Information provided:
§ §

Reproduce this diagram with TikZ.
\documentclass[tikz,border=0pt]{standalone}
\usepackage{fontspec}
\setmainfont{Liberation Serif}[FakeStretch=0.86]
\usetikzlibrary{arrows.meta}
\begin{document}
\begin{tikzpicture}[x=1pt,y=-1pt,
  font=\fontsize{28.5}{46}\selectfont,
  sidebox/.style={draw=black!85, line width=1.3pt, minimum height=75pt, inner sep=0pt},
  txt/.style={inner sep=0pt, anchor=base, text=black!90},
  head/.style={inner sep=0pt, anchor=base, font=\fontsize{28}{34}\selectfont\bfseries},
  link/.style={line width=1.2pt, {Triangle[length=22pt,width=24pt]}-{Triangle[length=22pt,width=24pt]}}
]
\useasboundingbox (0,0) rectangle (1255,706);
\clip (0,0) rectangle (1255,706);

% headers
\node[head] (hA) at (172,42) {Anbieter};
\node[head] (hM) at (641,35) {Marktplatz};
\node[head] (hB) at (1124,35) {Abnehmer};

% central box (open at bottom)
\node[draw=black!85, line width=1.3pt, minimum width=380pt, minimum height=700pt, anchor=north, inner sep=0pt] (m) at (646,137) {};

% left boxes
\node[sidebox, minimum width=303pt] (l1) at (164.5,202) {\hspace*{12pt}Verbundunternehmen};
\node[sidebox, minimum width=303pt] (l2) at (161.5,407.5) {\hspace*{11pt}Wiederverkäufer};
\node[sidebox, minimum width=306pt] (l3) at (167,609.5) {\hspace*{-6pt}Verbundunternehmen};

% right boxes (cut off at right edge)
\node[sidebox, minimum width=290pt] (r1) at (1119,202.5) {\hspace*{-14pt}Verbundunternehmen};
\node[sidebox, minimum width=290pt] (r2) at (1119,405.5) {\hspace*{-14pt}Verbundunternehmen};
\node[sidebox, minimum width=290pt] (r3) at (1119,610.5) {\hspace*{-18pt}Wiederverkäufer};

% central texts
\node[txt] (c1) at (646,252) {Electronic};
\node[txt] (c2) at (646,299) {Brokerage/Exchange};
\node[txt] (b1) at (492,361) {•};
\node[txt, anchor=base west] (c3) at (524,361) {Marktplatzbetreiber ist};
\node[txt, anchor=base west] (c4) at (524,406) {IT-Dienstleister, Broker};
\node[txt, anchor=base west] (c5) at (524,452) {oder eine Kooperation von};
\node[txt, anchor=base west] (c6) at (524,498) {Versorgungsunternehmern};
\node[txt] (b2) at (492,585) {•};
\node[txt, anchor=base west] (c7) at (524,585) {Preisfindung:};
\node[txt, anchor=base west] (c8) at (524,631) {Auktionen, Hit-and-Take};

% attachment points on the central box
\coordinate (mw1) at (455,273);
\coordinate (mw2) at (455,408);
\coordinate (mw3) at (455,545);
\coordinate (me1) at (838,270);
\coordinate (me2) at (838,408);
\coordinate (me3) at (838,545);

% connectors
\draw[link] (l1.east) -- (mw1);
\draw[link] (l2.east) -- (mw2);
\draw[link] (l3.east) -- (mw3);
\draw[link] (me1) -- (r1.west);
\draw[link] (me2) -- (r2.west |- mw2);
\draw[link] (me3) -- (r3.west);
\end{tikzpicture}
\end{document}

§ §

The exercise:
Set down each line of the material verbatim, from the first line through the line that contains "(hB) at (1124,35)".

Problem solution:
Reproduce this diagram with TikZ.
\documentclass[tikz,border=0pt]{standalone}
\usepackage{fontspec}
\setmainfont{Liberation Serif}[FakeStretch=0.86]
\usetikzlibrary{arrows.meta}
\begin{document}
\begin{tikzpicture}[x=1pt,y=-1pt,
  font=\fontsize{28.5}{46}\selectfont,
  sidebox/.style={draw=black!85, line width=1.3pt, minimum height=75pt, inner sep=0pt},
  txt/.style={inner sep=0pt, anchor=base, text=black!90},
  head/.style={inner sep=0pt, anchor=base, font=\fontsize{28}{34}\selectfont\bfseries},
  link/.style={line width=1.2pt, {Triangle[length=22pt,width=24pt]}-{Triangle[length=22pt,width=24pt]}}
]
\useasboundingbox (0,0) rectangle (1255,706);
\clip (0,0) rectangle (1255,706);

% headers
\node[head] (hA) at (172,42) {Anbieter};
\node[head] (hM) at (641,35) {Marktplatz};
\node[head] (hB) at (1124,35) {Abnehmer};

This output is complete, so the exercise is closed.